3. Key Contributions

Identification of Critical Factors: The paper establishes that tokenization mismatch and distribution consensus are the two governing factors for successful long-form ensembling.
SAFE Algorithm: A novel "Generate-Verify-Ensemble" framework that:
- Prevents OOV-like token injection, ensuring stability in long sequences.
- Skips unnecessary ensembling operations when models agree, drastically improving efficiency.
- Introduces Probability Sharpening to handle smooth ensemble distributions.
KV Cache Optimization: A specific implementation strategy to maintain cache consistency when tokens are replaced during ensembling, a challenge previously unaddressed in ensemble settings.
Plug-and-Play Compatibility: SAFE can be integrated with existing ensemble methods (like UniTE or GaC) simply by adding the verification logic.

4. Experimental Results

The authors evaluated SAFE on diverse benchmarks (MMLU-redux, MATH500, GSM8K, BBH, ARC-Challenge) using 7B and 32B scale models with heterogeneous tokenizers (e.g., InternLM, Qwen, EXAONE).

Accuracy:
- Existing methods (like UniTE) often degrade performance in Chain-of-Thought (CoT) settings due to OOV-like token accumulation.
- SAFE + UniTE outperformed individual models and the baseline UniTE in 9 out of 15 experimental configurations.
- In math datasets, SAFE achieved significant gains (e.g., +4.2% on MATH500 with UniTE) while ensembling fewer than 5% of tokens.
Efficiency:
- SAFE reduced the number of ensembling operations (E/T ratio) to <20% of tokens (often <5% in math tasks).
- Latency: SAFE achieved inference speeds comparable to running a single model, even for long sequences, whereas standard ensembling was significantly slower.
- The KV cache management strategy further reduced latency compared to approaches without cache alignment.
Ablation Studies:
- Sharpening: Geometric mean sharpening yielded the best results, though the heuristic approach was also effective.
- Sequence Length: A drafter sequence length of 5 tokens provided the best balance between capturing tokenization differences and maintaining efficiency.

5. Significance

This paper addresses a fundamental bottleneck in LLM ensembling: the trade-off between the performance gains of combining models and the stability/efficiency costs of doing so in long-form generation.

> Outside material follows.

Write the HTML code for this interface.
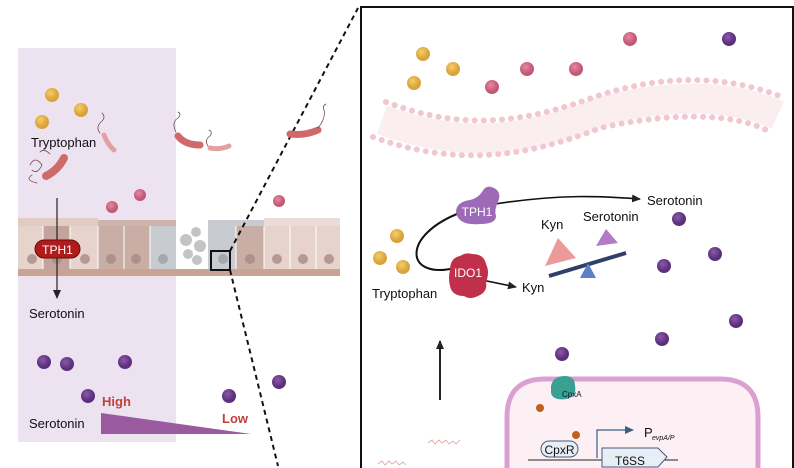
<!DOCTYPE html>
<html><head><meta charset="utf-8"><style>
html,body{margin:0;padding:0;background:#fff;width:794px;height:468px;overflow:hidden}
svg{display:block}
text{font-family:"Liberation Sans",sans-serif}
</style></head><body>
<svg width="794" height="468" viewBox="0 0 794 468">
<defs>
<radialGradient id="py" cx="40%" cy="35%"><stop offset="0" stop-color="#f4cf6a"/><stop offset="1" stop-color="#d9a23a"/></radialGradient>
<radialGradient id="pp" cx="40%" cy="35%"><stop offset="0" stop-color="#8a5aa8"/><stop offset="1" stop-color="#5b2f7c"/></radialGradient>
<radialGradient id="pk" cx="40%" cy="35%"><stop offset="0" stop-color="#e8889e"/><stop offset="1" stop-color="#c05878"/></radialGradient>
<marker id="ah" markerUnits="userSpaceOnUse" markerWidth="9" markerHeight="8" refX="8" refY="4" orient="auto"><path d="M0,0 L9,4 L0,8 z" fill="#222"/></marker>
<marker id="ahb" markerUnits="userSpaceOnUse" markerWidth="9" markerHeight="8" refX="8" refY="4" orient="auto"><path d="M0,0 L9,4 L0,8 z" fill="#3a5f86"/></marker>
</defs>
<rect x="18" y="48" width="158" height="394" fill="#ece2f0"/>
<g>
<rect x="18" y="226" width="322" height="44" fill="#e6d4cc"/>
<rect x="98" y="226" width="52" height="44" fill="#c9aea5"/>
<rect x="150" y="226" width="26" height="44" fill="#c8ccd0"/>
<rect x="176" y="226" width="32" height="44" fill="#fff"/>
<rect x="208" y="226" width="28" height="44" fill="#c8ccd0"/>
<rect x="236" y="226" width="28" height="44" fill="#c9aea5"/>
<rect x="43" y="226" width="27" height="44" fill="#c4a49a"/>
<g stroke="#fff" stroke-width="1"><line x1="43" y1="226" x2="43" y2="270"/><line x1="70" y1="226" x2="70" y2="270"/><line x1="98" y1="226" x2="98" y2="270"/><line x1="124" y1="226" x2="124" y2="270"/><line x1="150" y1="226" x2="150" y2="270"/><line x1="236" y1="226" x2="236" y2="270"/><line x1="264" y1="226" x2="264" y2="270"/><line x1="290" y1="226" x2="290" y2="270"/><line x1="316" y1="226" x2="316" y2="270"/></g>
<rect x="18" y="218" width="80" height="8" fill="#e0ccc4"/>
<rect x="98" y="220" width="78" height="6" fill="#cdb5ad"/>
<rect x="208" y="220" width="56" height="6" fill="#c8ccd0"/>
<rect x="264" y="218" width="76" height="8" fill="#eadcd6"/>
<g fill="#a88c84" opacity=".8"><circle cx="32" cy="259" r="5"/><circle cx="57" cy="259" r="5"/><circle cx="85" cy="259" r="5"/><circle cx="111" cy="259" r="5"/><circle cx="136" cy="259" r="5"/><circle cx="163" cy="259" r="5" fill="#9da0a4"/><circle cx="223" cy="259" r="5" fill="#9da0a4"/><circle cx="250" cy="259" r="5"/><circle cx="277" cy="259" r="5"/><circle cx="303" cy="259" r="5"/><circle cx="329" cy="259" r="5"/></g>
<g fill="#c2c4c6"><circle cx="186" cy="240" r="6"/><circle cx="196" cy="232" r="5"/><circle cx="200" cy="246" r="6"/><circle cx="188" cy="254" r="5"/><circle cx="197" cy="260" r="5"/></g>
<rect x="18" y="269" width="322" height="7" fill="#c9a394"/>
</g>
<rect x="211" y="251" width="19" height="19" fill="none" stroke="#111" stroke-width="2"/>
<line x1="230" y1="251" x2="358" y2="8" stroke="#111" stroke-width="2" stroke-dasharray="5,4"/>
<line x1="230" y1="270" x2="278" y2="466" stroke="#111" stroke-width="2" stroke-dasharray="5,4"/>
<circle cx="52" cy="95" r="7" fill="url(#py)"/><circle cx="81" cy="110" r="7" fill="url(#py)"/><circle cx="42" cy="122" r="7" fill="url(#py)"/>
<text x="31" y="147" font-size="13" fill="#111">Tryptophan</text>
<g fill="none" stroke-linecap="round">
<path d="M46,176 Q58,170 64,158" stroke="#d06a6a" stroke-width="8"/>
<path d="M104,135 Q108,145 114,150" stroke="#e4a0a0" stroke-width="5"/>
<path d="M178,136 Q185,145 200,145" stroke="#d06a6a" stroke-width="7"/>
<path d="M210,148 Q220,150 229,146" stroke="#e4a0a0" stroke-width="5"/>
<path d="M290,134 Q305,136 318,130" stroke="#d06a6a" stroke-width="7"/>
<g stroke="#6a3a3a" stroke-width=".7"><path d="M30,165 q5,-10 12,0 q-5,10 -10,5 M32,175 q-8,5 5,8 M40,152 q4,-4 10,2"/><path d="M100,133 q-5,-6 2,-12 q4,-4 0,-8"/><path d="M176,132 q-5,-10 2,-14 q4,-4 0,-6"/><path d="M208,146 q-4,-6 2,-10 q3,-4 -1,-6"/><path d="M318,128 q8,-10 6,-18 q-2,-4 2,-6"/></g>
</g>
<circle cx="140" cy="195" r="6" fill="url(#pk)"/><circle cx="112" cy="207" r="6" fill="url(#pk)"/><circle cx="279" cy="201" r="6" fill="url(#pk)"/>
<line x1="57" y1="198" x2="57" y2="298" stroke="#222" stroke-width="1.2" marker-end="url(#ah)"/>
<rect x="35" y="240" width="45" height="18" rx="9" fill="#b01c1c" stroke="#6a0a0a"/>
<text x="57.5" y="254" font-size="12" fill="#fff" text-anchor="middle">TPH1</text>
<text x="29" y="318" font-size="13" fill="#111">Serotonin</text>
<circle cx="44" cy="362" r="7" fill="url(#pp)"/><circle cx="67" cy="364" r="7" fill="url(#pp)"/><circle cx="125" cy="362" r="7" fill="url(#pp)"/><circle cx="88" cy="396" r="7" fill="url(#pp)"/><circle cx="229" cy="396" r="7" fill="url(#pp)"/><circle cx="279" cy="382" r="7" fill="url(#pp)"/>
<text x="102" y="406" font-size="13" font-weight="bold" fill="#c0403a">High</text>
<text x="222" y="423" font-size="13" font-weight="bold" fill="#c0403a">Low</text>
<text x="29" y="428" font-size="13" fill="#111">Serotonin</text>
<polygon points="101,413 101,434 251,434" fill="#9a5aa0"/>
<rect x="361" y="7" width="432" height="461" fill="#fff"/>
<path d="M361,468 V7 H793 V468" fill="none" stroke="#111" stroke-width="2"/>
<g stroke="#fbeef1" stroke-width="30" fill="none"><path d="M382,120 C460,148 520,143 600,112 C680,90 740,98 778,115"/></g>
<g fill="none" stroke-linecap="round" stroke-dasharray="0.1,9" stroke="#f2c8d0" stroke-width="6">
<path d="M386,102 C460,130 520,125 600,95 C680,70 740,80 785,98"/>
<path d="M373,137 C450,165 520,160 600,128 C680,110 740,115 770,132"/>
</g>
<circle cx="423" cy="54" r="7" fill="url(#py)"/><circle cx="453" cy="69" r="7" fill="url(#py)"/><circle cx="414" cy="83" r="7" fill="url(#py)"/>
<circle cx="492" cy="87" r="7" fill="url(#pk)"/><circle cx="527" cy="69" r="7" fill="url(#pk)"/><circle cx="576" cy="69" r="7" fill="url(#pk)"/><circle cx="630" cy="39" r="7" fill="url(#pk)"/><circle cx="729" cy="39" r="7" fill="url(#pp)"/>
<path d="M462,212 C400,235 405,280 455,268" fill="none" stroke="#111" stroke-width="2"/>
<path d="M495,204 C560,194 600,196 640,199" fill="none" stroke="#111" stroke-width="1.6" marker-end="url(#ah)"/>
<path d="M482,280 L516,287" fill="none" stroke="#111" stroke-width="1.6" marker-end="url(#ah)"/>
<path d="M456,212 q0,-10 14,-12 q8,-2 12,-8 q4,-8 12,-4 q8,4 4,14 q-4,8 -2,14 q0,8 -16,8 q-22,2 -24,-12z" fill="#9d6ab8"/>
<text x="477" y="216" font-size="12" fill="#fff" text-anchor="middle">TPH1</text>
<path d="M450,270 q0,-12 10,-14 q6,-4 12,-2 q12,0 14,10 q4,8 0,18 q2,10 -8,14 q-8,4 -14,0 q-12,0 -14,-10 q-2,-8 0,-16z" fill="#c0304a"/>
<text x="468" y="277" font-size="12" fill="#fff" text-anchor="middle">IDO1</text>
<text x="647" y="205" font-size="13" fill="#111">Serotonin</text>
<text x="522" y="292" font-size="13" fill="#111">Kyn</text>
<text x="372" y="298" font-size="13" fill="#111">Tryptophan</text>
<circle cx="397" cy="236" r="7" fill="url(#py)"/><circle cx="380" cy="258" r="7" fill="url(#py)"/><circle cx="403" cy="267" r="7" fill="url(#py)"/>
<text x="541" y="229" font-size="13" fill="#111">Kyn</text>
<text x="583" y="221" font-size="13" fill="#111">Serotonin</text>
<path d="M545,266 L558,238 L576,258 z" fill="#ec9a9a"/>
<polygon points="596,246 606,229 618,243" fill="#b07cc8"/>
<line x1="549" y1="276" x2="626" y2="253" stroke="#2f3f6a" stroke-width="4"/>
<polygon points="580,278 588,263 596,278" fill="#5b82c8"/>
<circle cx="679" cy="219" r="7" fill="url(#pp)"/><circle cx="664" cy="266" r="7" fill="url(#pp)"/><circle cx="715" cy="254" r="7" fill="url(#pp)"/><circle cx="736" cy="321" r="7" fill="url(#pp)"/><circle cx="662" cy="339" r="7" fill="url(#pp)"/><circle cx="562" cy="354" r="7" fill="url(#pp)"/>
<line x1="440" y1="400" x2="440" y2="341" stroke="#222" stroke-width="2" marker-end="url(#ah)"/>
<path d="M507,468 V417 Q507,379 545,379 H720 Q758,379 758,417 V468 Z" fill="#fcf0f4"/>
<path d="M507,468 V417 Q507,379 545,379 H720 Q758,379 758,417 V468" fill="none" stroke="#dca0d0" stroke-width="5"/>
<path d="M551,386 q2,-10 14,-10 q10,0 10,10 q2,10 -8,13 q-14,2 -16,-6z" fill="#3aa092"/>
<text x="562" y="397" font-size="8" fill="#113">CpxA</text>
<circle cx="540" cy="408" r="4" fill="#c06020"/>
<circle cx="576" cy="435" r="4" fill="#c06020"/>
<path d="M597,458 V430 H633" fill="none" stroke="#3a5f86" stroke-width="1.2" marker-end="url(#ahb)"/>
<text x="644" y="437" font-size="13" fill="#111">P</text><text x="652" y="440" font-size="7" font-style="italic" fill="#111">evpA/P</text>
<line x1="528" y1="460" x2="678" y2="460" stroke="#222"/>
<rect x="541" y="441" width="37" height="16" rx="8" fill="#e8eef6" stroke="#4a5a7a"/>
<text x="559.5" y="454" font-size="12" fill="#111" text-anchor="middle">CpxR</text>
<polygon points="602,448 658,448 667,457 658,467 602,467" fill="#e8eef6" stroke="#4a5a7a"/>
<text x="630" y="465" font-size="12" fill="#111" text-anchor="middle">T6SS</text>
<g fill="none" stroke="#e0a0a0" stroke-width=".8"><path d="M428,443 l4,-3 3,4 4,-4 3,3 4,-3 3,4 4,-3 3,3 4,-4"/><path d="M378,464 l4,-3 3,4 4,-4 3,3 4,-3 3,4 4,-3 3,3"/></g>
</svg>
</body></html>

Practicality: It demonstrates that LLM ensembling is viable for complex reasoning tasks (CoT) without requiring massive computational overhead or sacrificing output quality.
Robustness: By solving the tokenization mismatch problem, SAFE makes ensembling robust across models with different architectures and training data.
Deployment: The "Plug-and-Play" nature and efficiency gains suggest that SAFE is a practical step toward deploying robust, high-performance LLM systems in real-world applications where reliability and speed are critical.